SaaScada’s research shows that innovation leaders are acutely aware of these compliance stakes: 79% believe that without high-quality, explainable data, AI implementation could actually worsen financial exclusion rather than improve it.
Yet, despite this awareness, only 12% of respondents feel very confident that their organisation could clearly explain and justify AI-driven decisions to regulators today. If an AI agent denies a loan application, blocks a cross-border stablecoin transaction, or freezes an account, the underlying core banking engine must be able to surface an immutable audit trail of the real-time data points that informed that decision. On legacy architecture, pulling that thread is nearly impossible.
The business case for agentic AI in front-office functions, such as sophisticated virtual wealth advisors or automated commercial credit underwriting, is undeniable. But SaaScada’s findings serve as a vital warning for fintech and banking operations leaders: AI cannot fix broken plumbing.
If an institution’s core banking engine requires manual exception handling just to post daily interest or process a direct debit, layering a complex, autonomous AI agent on top of it will simply compound operational risk and regulatory exposure.
“Banks can’t expect to innovate with agentic AI if they are still mired in manual processes,” warns Paul Payne, CTO at SaaScada. “The priority has to be maturing the infrastructure and driving automation first. Only then can banks layer in AI and start to see real operational gains.”

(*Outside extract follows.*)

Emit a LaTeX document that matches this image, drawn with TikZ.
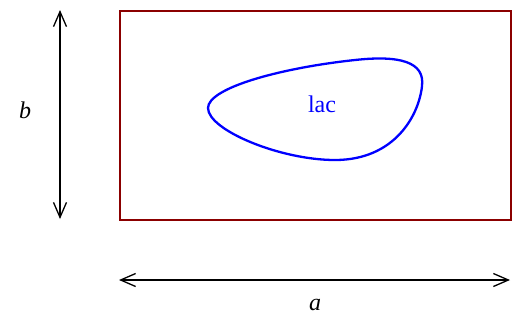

To bridge the gap between AI ambition and operational reality, banks must prioritise core modernisation. Migrating away from rigid, siloed legacy systems toward cloud-native, data-driven core engines will naturally eliminate manual operational friction. Once a bank has achieved clean, real-time data flows and 100% automation on basic tasks, it will finally possess the architectural foundation required to satisfy risk regulators and unleash the true power of agentic AI.